Em 1977, Menachem Begin chegou ao poder com a visão de incorporar (ele diria "reincorporar") todas as terras de Israel e Judéia bíblicos ao Estado moderno de Israel. Isto significava a construção de assentamentos em território ocupado. Os árabes, é claro, se opunham firmemente. A opinião internacional era hostil. O governo Carter qualificou os assentamentos de ilegais. Muitos israelenses eram contra a idéia. Begin convocou Sharon. Embora a construção do "grande Israel" não fosse idéia sua, ele a abraçou com o fervor costumeiro. Em pouco tempo, assentamentos surgiam por todos os lados.

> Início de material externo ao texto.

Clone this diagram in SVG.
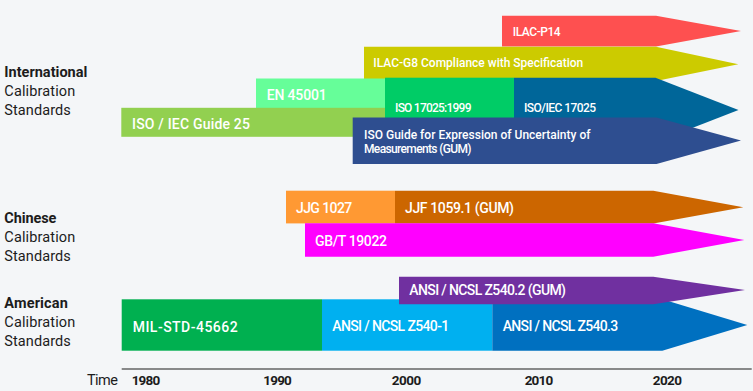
<svg xmlns="http://www.w3.org/2000/svg" width="753" height="391" viewBox="0 0 753 391">
<style>
.bg{fill:#f4f6f8}
.lbl{font-family:Roboto,"Liberation Sans",Arial,sans-serif;fill:#ffffff;font-weight:500}
.s{font-size:12px}
.m{font-size:14px}
.side{font-family:Roboto,"Liberation Sans",Arial,sans-serif;font-size:14.5px;fill:#1c1c1c}
.b{font-weight:700}
.yr{font-family:Roboto,"Liberation Sans",Arial,sans-serif;font-size:13.5px;font-weight:700;fill:#1c1c1c}
.axis{stroke:#1c1c1c;stroke-width:1.2;fill:none}
</style>
<rect class="bg" x="0" y="0" width="753" height="391"/>

<g id="labels">
  <text class="side b" x="4.3" y="76.7" textLength="83">International</text>
  <text class="side" x="4.3" y="95.7" textLength="71">Calibration</text>
  <text class="side" x="4.3" y="114.5" textLength="66.5">Standards</text>
  <text class="side b" x="4.3" y="222.7" textLength="52">Chinese</text>
  <text class="side" x="4.3" y="241.7" textLength="71">Calibration</text>
  <text class="side" x="4.3" y="260.7" textLength="66.5">Standards</text>
  <text class="side b" x="4.3" y="307.7" textLength="63.5">American</text>
  <text class="side" x="4.3" y="326.7" textLength="71">Calibration</text>
  <text class="side" x="4.3" y="345.7" textLength="66.5">Standards</text>
</g>

<g id="ilac-p14">
  <polygon fill="#fe5050" points="502,15.7 656,15.7 741,31 656,46.5 502,46.5"/>
  <text class="lbl s" x="512.7" y="36" textLength="48">ILAC-P14</text>
</g>
<g id="ilac-g8">
  <polygon fill="#cccb00" points="364,46.7 656,46.7 738.3,64.2 656,81 364,81"/>
  <text class="lbl s" x="373.3" y="66.7" textLength="210">ILAC-G8 Compliance with Specification</text>
</g>
<g id="en-45001">
  <rect fill="#66fe99" x="256" y="78.5" width="129" height="30"/>
  <text class="lbl m" x="266.7" y="100" textLength="60">EN 45001</text>
</g>
<g id="iso-iec-guide-25">
  <rect fill="#92d050" x="121.3" y="107.8" width="264" height="29"/>
  <text class="lbl m" x="132" y="128.7" textLength="118">ISO / IEC Guide 25</text>
</g>
<g id="iso-iec-17025">
  <polygon fill="#006699" points="514,77.7 655.5,77.7 738.5,110 655.5,142.3 514,142.3"/>
  <text class="lbl s" x="524" y="111.5" textLength="72">ISO/IEC 17025</text>
</g>
<g id="iso-17025-1999">
  <rect fill="#00cc66" x="385" y="77.7" width="129" height="64.6"/>
  <text class="lbl s" x="395" y="111.7" textLength="76.5">ISO 17025:1999</text>
</g>
<g id="gum">
  <polygon fill="#2e4e90" points="352.7,117.5 656.5,117.5 741,140.5 656.5,164 352.7,164"/>
  <text class="lbl s" x="364" y="138.6" textLength="226.5">ISO Guide for Expression of Uncertainty of</text>
  <text class="lbl s" x="364" y="152.6" textLength="107.5">Measurements (GUM)</text>
</g>

<g id="jjf-1059">
  <polygon fill="#cc6600" points="395,190.7 653.3,190.7 743.3,207.2 653.3,223.5 395,223.5"/>
  <text class="lbl m" x="405" y="212.7" textLength="109">JJF 1059.1 (GUM)</text>
</g>
<g id="jjg-1027">
  <rect fill="#ff9933" x="286" y="190.7" width="109" height="32.7"/>
  <text class="lbl m" x="296" y="213.3" textLength="56.3">JJG 1027</text>
</g>
<g id="gbt-19022">
  <polygon fill="#ff00ff" points="305,223.3 653.3,223.3 744.3,240 653.3,256.7 305,256.7"/>
  <text class="lbl m" x="315" y="246" textLength="72">GB/T 19022</text>
</g>

<g id="mil-std-45662">
  <rect fill="#00b050" x="121.7" y="299.3" width="200.3" height="51.4"/>
  <text class="lbl m" x="132.7" y="331.7" textLength="105">MIL-STD-45662</text>
</g>
<g id="z540-1">
  <rect fill="#00b0f0" x="322" y="299.3" width="170.3" height="51.4"/>
  <text class="lbl m" x="332.3" y="331.3" textLength="117">ANSI / NCSL Z540-1</text>
</g>
<g id="z540-3">
  <polygon fill="#0070c0" points="492.3,299.3 662.3,299.3 747.3,325 662.3,350.7 492.3,350.7"/>
  <text class="lbl m" x="502.7" y="331.3" textLength="115.6">ANSI / NCSL Z540.3</text>
</g>
<g id="z540-2">
  <polygon fill="#7030a0" points="399,276.7 653.3,276.7 745,290 653.3,304.3 399,304.3"/>
  <text class="lbl m" x="409.3" y="295" textLength="156.7">ANSI / NCSL Z540.2 (GUM)</text>
</g>

<g id="connectors">
  <line class="axis" x1="121.7" y1="369" x2="751.7" y2="369"/>
</g>
<g id="time-axis">
  <text class="side" x="87" y="384.5" textLength="31">Time</text>
  <text class="yr" x="131.7" y="384.5" textLength="28.5">1980</text>
  <text class="yr" x="263.3" y="384.5" textLength="28.5">1990</text>
  <text class="yr" x="391.7" y="384.5" textLength="29.5">2000</text>
  <text class="yr" x="524.7" y="384.5" textLength="28.5">2010</text>
  <text class="yr" x="652.7" y="384.5" textLength="29.3">2020</text>
</g>
</svg>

Então Begin fez um acordo de paz com o Egito que previa a retirada do Sinai. Sharon derrubou alguns dos próprios assentamentos com eficiência e afastamento emocional. Ele não reclamou. Era uma tarefa.

Em 1982, Begin ordenou que Sharon, então ministro da Defesa, invadisse o Líbano. A idéia era impedir terroristas palestinos de atacar a fronteira norte de Israel. Mas Begin também achava que a derrota do Exército de Libertação da Palestina no Líbano enfraqueceria sua influência na Cisjordânia e Gaza. Ele acreditava ainda que Israel poderia instalar um governo cristão amigável em Beirute. O plano fracassou. Sharon, culpado por não evitar o massacre de palestinos nos campos de refugiados de Sabra e Chatila, foi afastado do Ministério da Defesa. Begin ficou doente e renunciou. Sharon estava sozinho.

Uma série de primeiros-ministros temeu e desconfiou de Sharon. Eles o mantiveram à distância e o ocuparam com trabalhos sem importância. Durante anos ele ficou à deriva. Depois dos Acordos de Oslo, com a paz aparentemente ao alcance da mão, ele parecia ser uma relíquia.

A intifada o salvou. O governo de Ehud Barak entrou em pânico diante dos homens-bomba. Desta vez foi o público que convocou Sharon, elegendo-o primeiro-ministro em 2001 com um mandato claro: restaurar a ordem. Demorou um pouco - ele estava enferrujado -, mas Sharon fez o trabalho. Então veio a pergunta: e agora?

Entra George W. Bush. Durante a intifada, Bush impressionara Sharon deixando-o lutar. Os críticos do presidente chamaram isso de "desengajamento americano". Na verdade, foi uma hábil construção de confiança. Ao longo de sua carreira, Sharon nunca confiara em estrangeiros; ele os manipulava. Mas Bush era diferente - os dois homens pensavam da mesma maneira. Bush desprezava Yasser Arafat. Para ele, a segurança israelense vinha antes das concessões israelenses. E ele estava disposto a usar a força. Depois que Saddam Hussein foi derrubado, Sharon adotou Bush como seu padrinho numa causa comum, a guerra ao extremismo islâmico.

Como todos os líderes de Sharon, Bush tem um plano - pacificar a Palestina criando um Estado árabe independente e democrático ao lado de Israel. Outrora, sob Begin ou Meir, Ariel Sharon teria matado para impedir tal visão. Hoje, diante das ameaças de extremistas israelenses, ele está pronto para morrer tentando transformá-la em realidade.